[Data extracted from a collection]
-- Start --

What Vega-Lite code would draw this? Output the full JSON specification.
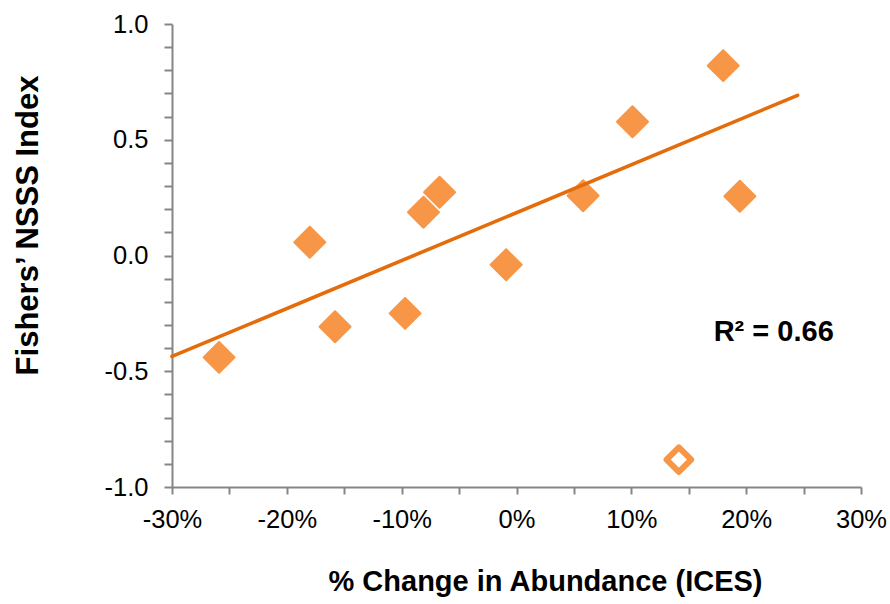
{
  "$schema": "https://vega.github.io/schema/vega-lite/v6.json",
  "width": 689,
  "height": 463,
  "autosize": {"type": "none"},
  "padding": {"left": 172, "top": 24, "right": 29, "bottom": 117},
  "background": "white",
  "config": {
    "view": {"stroke": null},
    "font": "Liberation Sans",
    "axis": {
      "grid": false,
      "domainColor": "#868686",
      "domainWidth": 2,
      "tickColor": "#868686",
      "tickWidth": 2,
      "labelColor": "#000000",
      "labelFont": "Liberation Sans",
      "labelFontSize": 25.5,
      "titleFont": "Liberation Sans",
      "titleFontWeight": "bold",
      "titleColor": "#000000",
      "labelOverlap": false,
      "labelBound": false,
      "labelFlush": false
    }
  },
  "datasets": {
    "points": [
      {"change": -25.9, "nsss": -0.44, "fit": "yes"},
      {"change": -18.0, "nsss": 0.057, "fit": "yes"},
      {"change": -15.8, "nsss": -0.308, "fit": "yes"},
      {"change": -9.7, "nsss": -0.25, "fit": "yes"},
      {"change": -8.1, "nsss": 0.187, "fit": "yes"},
      {"change": -6.7, "nsss": 0.273, "fit": "yes"},
      {"change": -0.9, "nsss": -0.04, "fit": "yes"},
      {"change": 5.8, "nsss": 0.258, "fit": "yes"},
      {"change": 10.1, "nsss": 0.578, "fit": "yes"},
      {"change": 18.0, "nsss": 0.82, "fit": "yes"},
      {"change": 19.45, "nsss": 0.256, "fit": "yes"},
      {"change": 14.14, "nsss": -0.882, "fit": "no"}
    ],
    "trend": [
      {"change": -30, "nsss": -0.436},
      {"change": 24.48, "nsss": 0.692}
    ],
    "note": [
      {"change": 22.4, "nsss": -0.369, "label": "R² = 0.66"}
    ]
  },
  "layer": [
    {
      "data": {"name": "points"},
      "transform": [{"filter": "datum.fit == 'yes'"}],
      "mark": {"type": "point", "shape": "diamond", "filled": true, "size": 960, "fill": "#F79646", "stroke": "#F79646", "strokeWidth": 2, "strokeJoin": "round", "opacity": 1},
      "encoding": {
        "x": {
          "field": "change", "type": "quantitative",
          "scale": {"domain": [-30, 30], "nice": false, "zero": false},
          "axis": {
            "title": "% Change in Abundance (ICES)",
            "titleFontSize": 29,
            "values": [-30, -25, -20, -15, -10, -5, 0, 5, 10, 15, 20, 25, 30],
            "tickCount": 100,
            "labelExpr": "datum.value % 10 == 0 ? replace(format(datum.value, 'd'), '\u2212', '-') + '%' : ''",
            "labelOverlap": false,
            "tickSize": 7,
            "labelPadding": 13,
            "titleX": 373,
            "titleY": 103,
            "titleAnchor": null,
            "titleAlign": "center",
            "titleBaseline": "alphabetic"
          }
        },
        "y": {
          "field": "nsss", "type": "quantitative",
          "scale": {"domain": [-1, 1], "nice": false, "zero": false},
          "axis": {
            "title": "Fishers’ NSSS Index",
            "titleFontSize": 31,
            "values": [-1, -0.9, -0.8, -0.7, -0.6, -0.5, -0.4, -0.3, -0.2, -0.1, 0, 0.1, 0.2, 0.3, 0.4, 0.5, 0.6, 0.7, 0.8, 0.9, 1],
            "tickCount": 100,
            "labelExpr": "abs(datum.value * 2 - round(datum.value * 2)) < 0.000001 ? replace(format(datum.value, '.1f'), '\u2212', '-') : ''",
            "labelOverlap": false,
            "tickSize": 8,
            "labelPadding": 16,
            "titleX": -144,
            "titleY": 201,
            "titleAngle": -90,
            "titleAlign": "center",
            "titleBaseline": "middle"
          }
        }
      }
    },
    {
      "data": {"name": "points"},
      "transform": [{"filter": "datum.fit == 'no'"}],
      "mark": {"type": "point", "shape": "diamond", "filled": false, "size": 605, "fill": "#FFFFFF", "stroke": "#F79646", "strokeWidth": 6, "strokeJoin": "round", "opacity": 1},
      "encoding": {
        "x": {"field": "change", "type": "quantitative"},
        "y": {"field": "nsss", "type": "quantitative"}
      }
    },
    {
      "data": {"name": "trend"},
      "mark": {"type": "line", "color": "#E46C0A", "strokeWidth": 3.6, "strokeCap": "round"},
      "encoding": {
        "x": {"field": "change", "type": "quantitative"},
        "y": {"field": "nsss", "type": "quantitative"}
      }
    },
    {
      "data": {"name": "note"},
      "mark": {"type": "text", "font": "Liberation Sans", "fontSize": 29, "fontWeight": "bold", "color": "#000000", "align": "center", "baseline": "alphabetic"},
      "encoding": {
        "x": {"field": "change", "type": "quantitative"},
        "y": {"field": "nsss", "type": "quantitative"},
        "text": {"field": "label"}
      }
    }
  ]
}
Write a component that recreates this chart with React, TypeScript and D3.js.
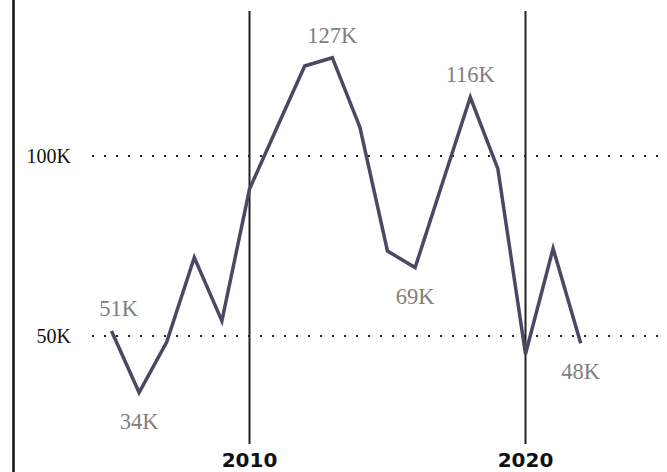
import { useEffect, useRef } from "react";
import * as d3 from "d3";

const years = [
  2005, 2006, 2007, 2008, 2009, 2010, 2011, 2012, 2013, 2014, 2015, 2016,
  2017, 2018, 2019, 2020, 2021, 2022,
];
const values = [
  51.4, 34.3, 48.3, 71.8, 54.2, 90.8, 108, 125, 127.3, 108, 73.6, 69,
  92.7, 116.3, 96.4, 45, 74.3, 48,
];
const yTicks = [50, 100];
const yearTicks = [2010, 2020];
// which points carry a value label, and on which side of the line
const labelYears = [2005, 2006, 2013, 2016, 2018, 2022];
const labelSide = ["above", "below", "above", "below", "above", "below"];

const fmt = (v: number) => `${Math.round(v)}K`;

export default function App() {
  const ref = useRef<SVGSVGElement>(null);

  useEffect(() => {
    if (!ref.current) return;
    const width = 667;
    const height = 472;

    const svg = d3.select(ref.current);
    svg.selectAll("*").remove();
    svg.attr("width", width).attr("height", height);

    const x = d3.scaleLinear().domain([2010, 2020]).range([249.5, 525.5]);
    const y = d3.scaleLinear().domain([50, 100]).range([336, 156]);

    // left frame edge
    svg
      .append("line")
      .attr("x1", 13.5)
      .attr("x2", 13.5)
      .attr("y1", 0)
      .attr("y2", height)
      .attr("stroke", "#111")
      .attr("stroke-width", 2.5);

    // dotted horizontal reference lines
    svg
      .append("g")
      .selectAll("line")
      .data(yTicks)
      .enter()
      .append("line")
      .attr("x1", 92)
      .attr("x2", width)
      .attr("y1", (d) => y(d))
      .attr("y2", (d) => y(d))
      .attr("stroke", "#222")
      .attr("stroke-width", 2)
      .attr("stroke-dasharray", "2,10");

    svg
      .append("g")
      .selectAll("text")
      .data(yTicks)
      .enter()
      .append("text")
      .attr("x", 71)
      .attr("y", (d) => y(d) + 7)
      .attr("text-anchor", "end")
      .attr("font-family", "'Liberation Serif', 'Times New Roman', serif")
      .attr("font-size", 20)
      .attr("fill", "#111")
      .text((d) => `${d}K`);

    // vertical year markers
    svg
      .append("g")
      .selectAll("line")
      .data(yearTicks)
      .enter()
      .append("line")
      .attr("x1", (d) => x(d))
      .attr("x2", (d) => x(d))
      .attr("y1", 11)
      .attr("y2", 444)
      .attr("stroke", "#222")
      .attr("stroke-width", 2);

    svg
      .append("g")
      .selectAll("text")
      .data(yearTicks)
      .enter()
      .append("text")
      .attr("x", (d) => x(d))
      .attr("y", 467)
      .attr("text-anchor", "middle")
      .attr("font-family", "'DejaVu Sans', Verdana, sans-serif")
      .attr("font-weight", "bold")
      .attr("font-size", 20)
      .attr("fill", "#111")
      .text((d) => String(d));

    const line = d3
      .line<number>()
      .x((_, i) => x(years[i]))
      .y((d) => y(d));

    svg
      .append("path")
      .datum(values)
      .attr("d", line)
      .attr("fill", "none")
      .attr("stroke", "#4a4963")
      .attr("stroke-width", 3.5)
      .attr("stroke-linejoin", "miter");

    svg
      .append("g")
      .selectAll("text")
      .data(labelYears)
      .enter()
      .append("text")
      .attr("x", (d) => x(d) + (d === 2005 ? 7 : 0))
      .attr("y", (d, i) => {
        const v = values[years.indexOf(d)];
        return labelSide[i] === "above" ? y(v) - 15 : y(v) + 36;
      })
      .attr("text-anchor", "middle")
      .attr("font-family", "'Liberation Serif', 'Times New Roman', serif")
      .attr("font-size", 22.5)
      .attr("fill", "#7f7f7f")
      .text((d) => fmt(values[years.indexOf(d)]));
  }, []);

  return (
    <div style={{ position: "fixed", left: 0, top: 0, background: "#fff" }}>
      <svg ref={ref} style={{ display: "block" }} />
    </div>
  );
}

-- End --

#### [OBJECTIVE]
Copy each line of the listing that contains the string "this".

#### [REPLY]
What Vega-Lite code would draw this? Output the full JSON specification.
Write a component that recreates this chart with React, TypeScript and D3.js.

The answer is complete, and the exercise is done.